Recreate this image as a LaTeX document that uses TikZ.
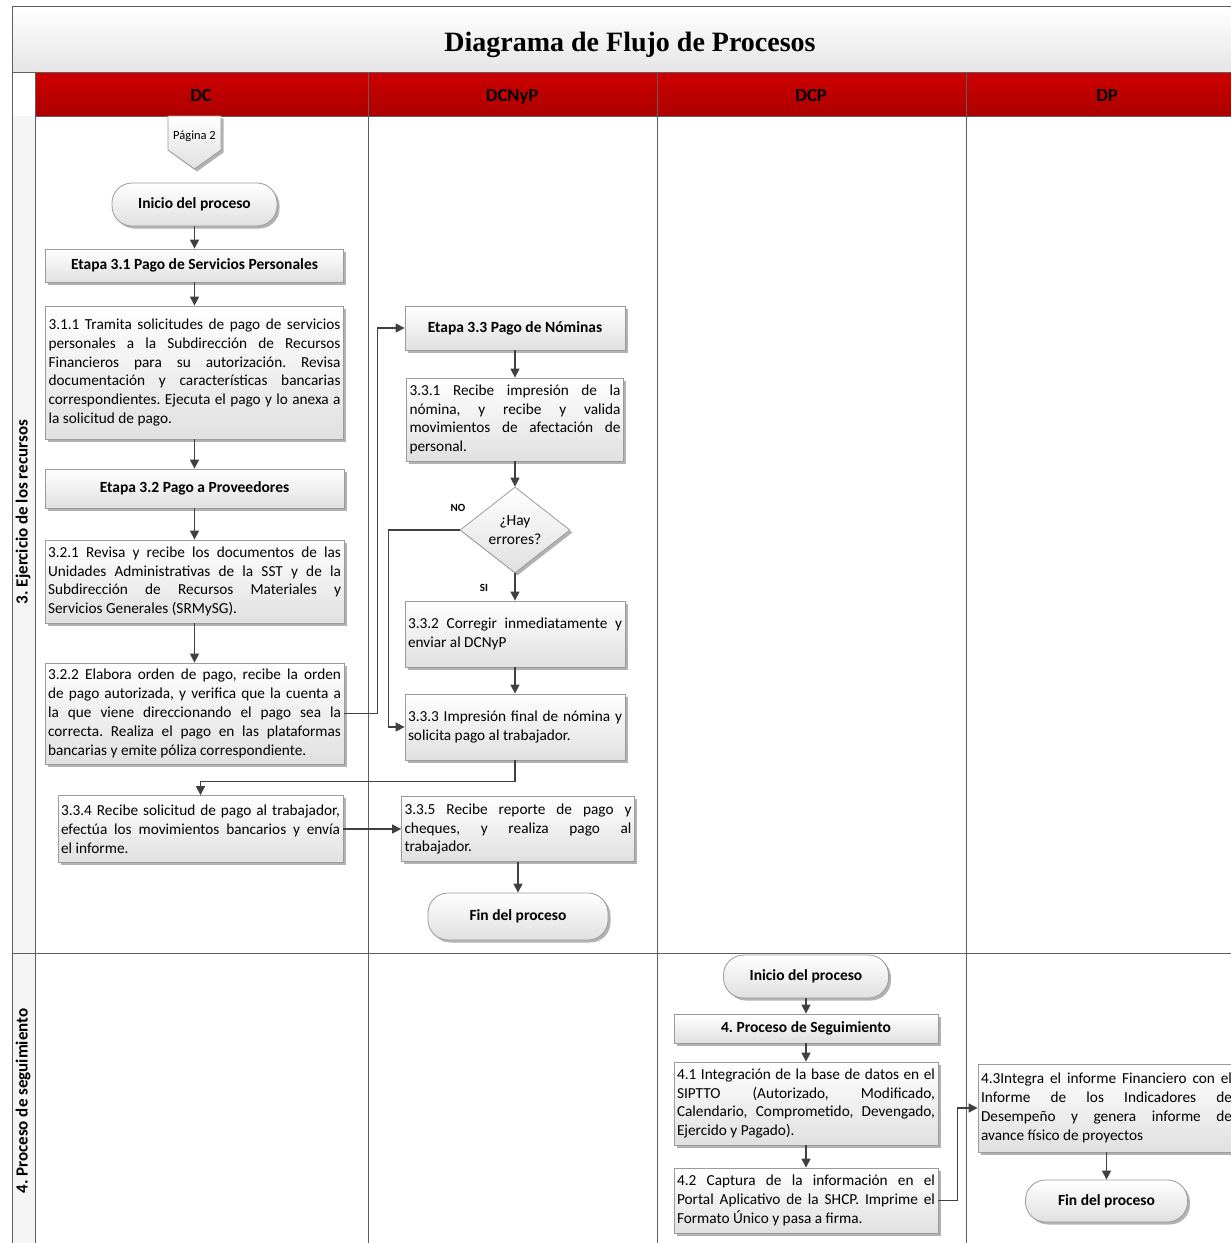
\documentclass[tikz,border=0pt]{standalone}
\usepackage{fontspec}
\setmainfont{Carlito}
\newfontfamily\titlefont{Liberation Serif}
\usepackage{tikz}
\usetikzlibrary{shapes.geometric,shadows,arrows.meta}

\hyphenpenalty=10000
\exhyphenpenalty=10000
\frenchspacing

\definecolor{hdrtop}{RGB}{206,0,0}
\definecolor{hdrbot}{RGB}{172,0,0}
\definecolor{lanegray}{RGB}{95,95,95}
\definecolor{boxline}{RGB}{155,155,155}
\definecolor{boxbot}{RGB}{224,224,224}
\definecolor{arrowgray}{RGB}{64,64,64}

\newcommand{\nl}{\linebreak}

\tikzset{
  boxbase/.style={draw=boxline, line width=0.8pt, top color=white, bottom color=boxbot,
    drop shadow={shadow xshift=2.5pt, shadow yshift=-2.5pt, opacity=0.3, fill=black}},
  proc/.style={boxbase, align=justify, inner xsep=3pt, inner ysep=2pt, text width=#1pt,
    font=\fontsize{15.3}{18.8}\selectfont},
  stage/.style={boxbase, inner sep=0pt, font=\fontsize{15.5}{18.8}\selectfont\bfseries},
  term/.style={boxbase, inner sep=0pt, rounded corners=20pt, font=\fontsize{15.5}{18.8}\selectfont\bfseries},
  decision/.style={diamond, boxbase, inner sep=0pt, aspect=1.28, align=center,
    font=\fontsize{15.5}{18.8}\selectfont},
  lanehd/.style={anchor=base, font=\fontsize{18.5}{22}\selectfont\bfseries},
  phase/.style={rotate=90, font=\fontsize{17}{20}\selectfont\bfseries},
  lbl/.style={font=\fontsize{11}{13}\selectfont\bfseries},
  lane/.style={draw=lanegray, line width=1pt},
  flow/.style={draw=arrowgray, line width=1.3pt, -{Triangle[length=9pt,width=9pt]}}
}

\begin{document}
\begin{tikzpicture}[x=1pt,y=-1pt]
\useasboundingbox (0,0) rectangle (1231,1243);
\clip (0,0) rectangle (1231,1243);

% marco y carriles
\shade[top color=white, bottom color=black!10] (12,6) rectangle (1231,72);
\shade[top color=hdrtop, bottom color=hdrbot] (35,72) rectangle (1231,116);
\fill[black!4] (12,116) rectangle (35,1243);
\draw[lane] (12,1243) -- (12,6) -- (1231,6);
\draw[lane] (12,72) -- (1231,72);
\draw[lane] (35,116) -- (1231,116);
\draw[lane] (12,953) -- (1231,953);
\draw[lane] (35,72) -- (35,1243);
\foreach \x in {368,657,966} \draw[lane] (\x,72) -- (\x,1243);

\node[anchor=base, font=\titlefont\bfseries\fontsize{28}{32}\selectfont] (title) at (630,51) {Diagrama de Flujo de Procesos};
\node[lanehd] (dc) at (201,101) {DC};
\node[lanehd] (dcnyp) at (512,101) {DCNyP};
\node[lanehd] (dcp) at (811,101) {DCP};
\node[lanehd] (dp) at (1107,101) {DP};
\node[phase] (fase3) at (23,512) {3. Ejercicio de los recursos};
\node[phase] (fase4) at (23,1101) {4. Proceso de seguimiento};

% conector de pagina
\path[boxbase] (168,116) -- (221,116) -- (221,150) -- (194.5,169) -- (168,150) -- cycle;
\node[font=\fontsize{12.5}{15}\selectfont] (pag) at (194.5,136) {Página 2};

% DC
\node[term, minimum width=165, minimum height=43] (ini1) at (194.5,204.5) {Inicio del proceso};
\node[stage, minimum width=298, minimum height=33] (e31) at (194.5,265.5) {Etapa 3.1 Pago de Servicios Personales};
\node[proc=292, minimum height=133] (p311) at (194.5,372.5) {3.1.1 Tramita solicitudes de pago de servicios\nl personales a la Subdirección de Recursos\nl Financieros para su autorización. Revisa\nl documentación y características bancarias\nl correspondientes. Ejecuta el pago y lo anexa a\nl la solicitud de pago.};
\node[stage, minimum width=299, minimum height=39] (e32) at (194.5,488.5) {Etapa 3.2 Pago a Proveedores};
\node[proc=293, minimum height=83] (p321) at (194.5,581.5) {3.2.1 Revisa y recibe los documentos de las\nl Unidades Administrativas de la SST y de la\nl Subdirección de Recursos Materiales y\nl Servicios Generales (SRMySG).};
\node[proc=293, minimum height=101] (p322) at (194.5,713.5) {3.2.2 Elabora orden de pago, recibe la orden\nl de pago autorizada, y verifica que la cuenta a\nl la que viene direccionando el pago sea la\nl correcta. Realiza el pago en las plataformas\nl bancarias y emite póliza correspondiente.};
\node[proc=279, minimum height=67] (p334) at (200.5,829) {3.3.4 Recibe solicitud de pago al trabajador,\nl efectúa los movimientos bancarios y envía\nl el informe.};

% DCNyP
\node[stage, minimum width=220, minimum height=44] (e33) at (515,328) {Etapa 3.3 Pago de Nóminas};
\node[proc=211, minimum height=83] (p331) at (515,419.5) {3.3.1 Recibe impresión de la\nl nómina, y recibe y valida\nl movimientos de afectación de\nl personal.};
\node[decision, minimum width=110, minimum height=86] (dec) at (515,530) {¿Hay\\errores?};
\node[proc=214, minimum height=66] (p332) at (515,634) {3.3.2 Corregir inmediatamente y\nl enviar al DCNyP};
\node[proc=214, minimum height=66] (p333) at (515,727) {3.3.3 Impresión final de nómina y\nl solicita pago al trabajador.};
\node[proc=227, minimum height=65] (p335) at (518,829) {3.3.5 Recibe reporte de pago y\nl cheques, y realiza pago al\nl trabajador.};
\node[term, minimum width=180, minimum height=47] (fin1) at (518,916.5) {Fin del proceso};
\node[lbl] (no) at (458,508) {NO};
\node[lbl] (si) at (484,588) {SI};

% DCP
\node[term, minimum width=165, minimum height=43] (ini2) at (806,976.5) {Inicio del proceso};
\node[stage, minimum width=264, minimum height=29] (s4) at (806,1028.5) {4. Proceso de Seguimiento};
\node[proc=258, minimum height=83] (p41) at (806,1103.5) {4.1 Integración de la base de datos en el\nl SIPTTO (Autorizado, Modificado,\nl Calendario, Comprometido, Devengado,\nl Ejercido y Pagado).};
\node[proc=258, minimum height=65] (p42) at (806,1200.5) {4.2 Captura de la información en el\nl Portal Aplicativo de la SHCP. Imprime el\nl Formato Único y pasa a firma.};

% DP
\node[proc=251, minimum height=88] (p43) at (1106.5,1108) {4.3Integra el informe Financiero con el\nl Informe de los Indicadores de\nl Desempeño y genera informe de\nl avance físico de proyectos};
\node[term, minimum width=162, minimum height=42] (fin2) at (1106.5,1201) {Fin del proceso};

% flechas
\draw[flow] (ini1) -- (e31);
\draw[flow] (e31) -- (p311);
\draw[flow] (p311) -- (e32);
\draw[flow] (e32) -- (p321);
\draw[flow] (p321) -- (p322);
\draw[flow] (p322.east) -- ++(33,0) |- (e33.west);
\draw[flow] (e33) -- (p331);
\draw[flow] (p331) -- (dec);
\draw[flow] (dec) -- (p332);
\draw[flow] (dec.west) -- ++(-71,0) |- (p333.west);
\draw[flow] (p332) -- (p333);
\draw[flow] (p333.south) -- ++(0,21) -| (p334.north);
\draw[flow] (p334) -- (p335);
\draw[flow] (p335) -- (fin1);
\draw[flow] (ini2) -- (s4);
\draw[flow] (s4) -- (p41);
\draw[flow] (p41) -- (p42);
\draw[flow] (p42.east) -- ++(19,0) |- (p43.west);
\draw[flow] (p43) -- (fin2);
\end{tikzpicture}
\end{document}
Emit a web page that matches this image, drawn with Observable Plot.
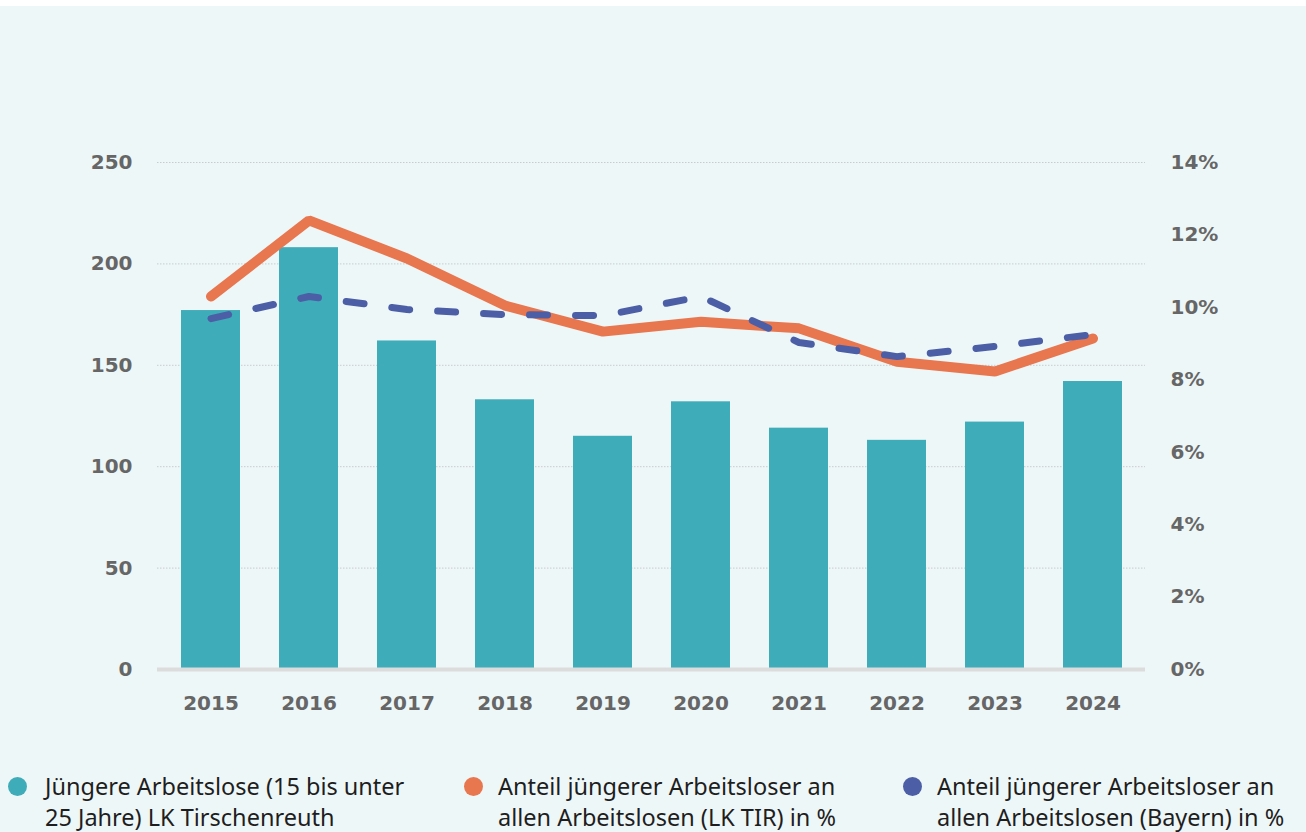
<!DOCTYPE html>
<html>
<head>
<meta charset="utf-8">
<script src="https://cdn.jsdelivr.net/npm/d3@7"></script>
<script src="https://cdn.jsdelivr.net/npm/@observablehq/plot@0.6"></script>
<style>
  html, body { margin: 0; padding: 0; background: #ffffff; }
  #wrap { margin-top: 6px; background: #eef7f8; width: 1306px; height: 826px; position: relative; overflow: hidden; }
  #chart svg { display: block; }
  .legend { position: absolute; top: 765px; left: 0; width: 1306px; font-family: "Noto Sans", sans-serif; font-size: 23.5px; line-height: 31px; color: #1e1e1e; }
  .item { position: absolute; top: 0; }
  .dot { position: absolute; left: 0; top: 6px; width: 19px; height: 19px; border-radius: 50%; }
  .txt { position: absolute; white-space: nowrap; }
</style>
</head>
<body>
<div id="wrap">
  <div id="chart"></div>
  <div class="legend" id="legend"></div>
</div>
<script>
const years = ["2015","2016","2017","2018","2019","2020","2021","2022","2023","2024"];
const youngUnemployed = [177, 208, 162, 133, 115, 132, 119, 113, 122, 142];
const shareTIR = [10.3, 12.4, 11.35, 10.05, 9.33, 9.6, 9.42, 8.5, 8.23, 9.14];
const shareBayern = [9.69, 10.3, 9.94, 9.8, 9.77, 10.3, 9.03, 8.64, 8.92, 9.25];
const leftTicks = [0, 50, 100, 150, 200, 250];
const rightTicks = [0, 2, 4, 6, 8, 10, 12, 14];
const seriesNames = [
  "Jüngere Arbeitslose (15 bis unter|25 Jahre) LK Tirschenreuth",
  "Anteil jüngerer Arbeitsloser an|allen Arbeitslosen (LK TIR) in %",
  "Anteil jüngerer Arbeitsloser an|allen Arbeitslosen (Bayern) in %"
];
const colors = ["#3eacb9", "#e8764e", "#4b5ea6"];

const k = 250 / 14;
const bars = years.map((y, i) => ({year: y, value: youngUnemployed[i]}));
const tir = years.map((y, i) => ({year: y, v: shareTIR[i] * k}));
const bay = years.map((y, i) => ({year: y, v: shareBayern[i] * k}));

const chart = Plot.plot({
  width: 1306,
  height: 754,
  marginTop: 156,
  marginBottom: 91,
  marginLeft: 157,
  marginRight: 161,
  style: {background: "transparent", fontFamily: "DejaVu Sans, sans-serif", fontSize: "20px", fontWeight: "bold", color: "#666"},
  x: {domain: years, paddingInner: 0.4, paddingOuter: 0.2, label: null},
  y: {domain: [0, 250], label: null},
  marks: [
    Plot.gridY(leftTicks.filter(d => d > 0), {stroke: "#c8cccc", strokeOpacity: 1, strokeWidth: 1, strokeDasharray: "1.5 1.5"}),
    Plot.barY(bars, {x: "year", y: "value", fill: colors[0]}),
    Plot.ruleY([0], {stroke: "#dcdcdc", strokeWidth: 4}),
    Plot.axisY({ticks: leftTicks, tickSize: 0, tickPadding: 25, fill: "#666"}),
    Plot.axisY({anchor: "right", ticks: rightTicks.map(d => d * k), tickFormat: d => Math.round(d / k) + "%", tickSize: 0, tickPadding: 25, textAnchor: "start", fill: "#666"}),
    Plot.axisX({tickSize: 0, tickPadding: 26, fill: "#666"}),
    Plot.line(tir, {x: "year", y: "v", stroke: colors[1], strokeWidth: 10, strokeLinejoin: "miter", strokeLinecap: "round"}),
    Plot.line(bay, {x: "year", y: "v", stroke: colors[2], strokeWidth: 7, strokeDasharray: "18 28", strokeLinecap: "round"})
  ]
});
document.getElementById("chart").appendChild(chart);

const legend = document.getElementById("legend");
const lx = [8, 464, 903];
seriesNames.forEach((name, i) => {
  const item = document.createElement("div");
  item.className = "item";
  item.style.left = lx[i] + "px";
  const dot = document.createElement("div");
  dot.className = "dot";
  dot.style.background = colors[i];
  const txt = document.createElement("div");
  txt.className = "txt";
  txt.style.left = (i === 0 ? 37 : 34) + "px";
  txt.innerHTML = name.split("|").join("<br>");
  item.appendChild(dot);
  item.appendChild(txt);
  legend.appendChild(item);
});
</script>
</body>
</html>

# WORK INSTRUCTIONS
Using the data above, extract exactly the lines from the one containing "Emit a web page" through the one containing "const bay = years.map((y, i)". Pictures are left out.

# CORRECT ANSWER
Emit a web page that matches this image, drawn with Observable Plot.
<!DOCTYPE html>
<html>
<head>
<meta charset="utf-8">
<script src="https://cdn.jsdelivr.net/npm/d3@7"></script>
<script src="https://cdn.jsdelivr.net/npm/@observablehq/plot@0.6"></script>
<style>
  html, body { margin: 0; padding: 0; background: #ffffff; }
  #wrap { margin-top: 6px; background: #eef7f8; width: 1306px; height: 826px; position: relative; overflow: hidden; }
  #chart svg { display: block; }
  .legend { position: absolute; top: 765px; left: 0; width: 1306px; font-family: "Noto Sans", sans-serif; font-size: 23.5px; line-height: 31px; color: #1e1e1e; }
  .item { position: absolute; top: 0; }
  .dot { position: absolute; left: 0; top: 6px; width: 19px; height: 19px; border-radius: 50%; }
  .txt { position: absolute; white-space: nowrap; }
</style>
</head>
<body>
<div id="wrap">
  <div id="chart"></div>
  <div class="legend" id="legend"></div>
</div>
<script>
const years = ["2015","2016","2017","2018","2019","2020","2021","2022","2023","2024"];
const youngUnemployed = [177, 208, 162, 133, 115, 132, 119, 113, 122, 142];
const shareTIR = [10.3, 12.4, 11.35, 10.05, 9.33, 9.6, 9.42, 8.5, 8.23, 9.14];
const shareBayern = [9.69, 10.3, 9.94, 9.8, 9.77, 10.3, 9.03, 8.64, 8.92, 9.25];
const leftTicks = [0, 50, 100, 150, 200, 250];
const rightTicks = [0, 2, 4, 6, 8, 10, 12, 14];
const seriesNames = [
  "Jüngere Arbeitslose (15 bis unter|25 Jahre) LK Tirschenreuth",
  "Anteil jüngerer Arbeitsloser an|allen Arbeitslosen (LK TIR) in %",
  "Anteil jüngerer Arbeitsloser an|allen Arbeitslosen (Bayern) in %"
];
const colors = ["#3eacb9", "#e8764e", "#4b5ea6"];

const k = 250 / 14;
const bars = years.map((y, i) => ({year: y, value: youngUnemployed[i]}));
const tir = years.map((y, i) => ({year: y, v: shareTIR[i] * k}));
const bay = years.map((y, i) => ({year: y, v: shareBayern[i] * k}));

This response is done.